A non-fiction work that reads like a fast paced fiction novel, Bad Blood by John Carreyrou of the Wall Street Journal, is the story of Theranos, a start-up company in Silicon Valley run by a charismatic young entrepreneur whose fraud, arrogance and lies make for a stunning story.
Carreyrou leads the reader through the rise and fall of Theranos, a Silicon Valley medical company started by Elizabeth Holmes when she was a student at Stanford. According to her claims, Theranos had developed a blood testing device that was simpler, more cost-effective and could test a person for hundreds of diseases with a single drop of blood. Holmes promised to revolutionize the entire medical industry with the invention. In addition to the above claims, Theranos had amassed a large number of wealthy investors and was initially valued at nearly $9 billion, with Holmes being named by Forbes magazine as the youngest self-made billionaire, with a net worth of $4.5 billion. Theranos and Holmes were everywhere – magazine covers, television stories and other high-profile places. Simultaneously, a handful of their 800 employees were beginning to realize that the claims being made about the testing device were simply not true – it did not work.

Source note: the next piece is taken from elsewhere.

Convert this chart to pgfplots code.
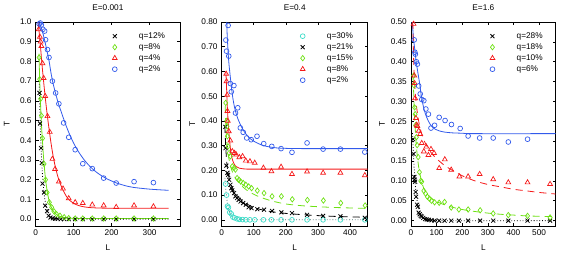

Carreyrou’s book, which grew from an earlier Wall Street Journal story, details how the company defrauded and lied to employees, corporations and investors. His article, in part, set Theranos on a downward trajectory with the deception exposed. Presently, the United States attorney’s office in California has filed charges against Elizabeth Holmes and another executive. They have pleaded not guilty.
Initially, I was not sure if I would enjoy this book coming from a non-medical background, but I quickly became engrossed in the story and the massive deception that occurred within the company. A highly recommended read!